Gentier emphasised that performance alone cannot address all investor concerns. Transparency around costs and the distribution of value across the investment chain has become increasingly important.
Hassine Konqui, whose background includes 15 years researching ETFs and active management, argued that discussions around fees often miss the broader point.
The relevant question, she said, is not simply how much a product costs, but what those costs are paying for.
Unlike ETFs or traditional asset classes, structured products combine multiple services: market views, financial engineering, hedging, legal documentation, product manufacturing, distribution and suitability assessment.
"Comparisons based purely on headline costs often ignore the entire value chain behind the product," she noted.

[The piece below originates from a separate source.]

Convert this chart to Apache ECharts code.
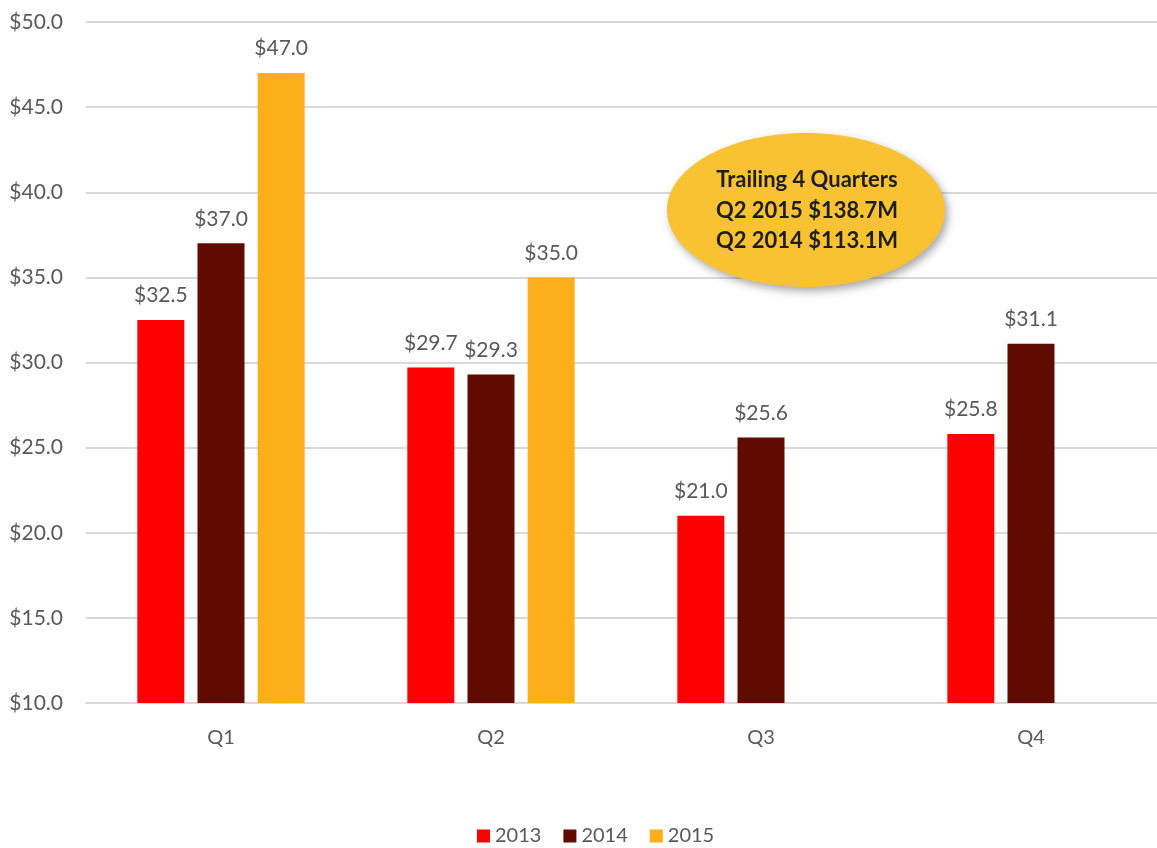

One concept expected to feature prominently in the report is "probable duration" or the expected life of a product once autocall probabilities are taken into account.
According to Hassine Konqui, understanding probable duration “is essential when evaluating fees because it provides a more realistic picture of the economic life of the investment than contractual maturity alone”.
The study also reflects a broader regulatory push towards greater transparency. Rather than viewing this trend as a challenge, panelists argued that it offers an opportunity to better explain the services and expertise embedded within structured products.
Towards new industry benchmarks
The session concluded with a discussion on how the industry is evolving.
Hassine Konqui pointed to the growing role of brokers and independent intermediaries, which have introduced greater competition and price discovery into the market. This development, she argued, creates a form of market self-regulation alongside existing regulatory oversight.
Looking ahead, AFPDB and Derivia Intelligence intend to develop recurring benchmarks covering not only performance but also transparency and value creation.
“For an industry often judged on isolated product outcomes or headline fee disclosures, the ambition is to establish a broader framework that measures both investor outcomes and the mechanisms that produce them,” said Gentier.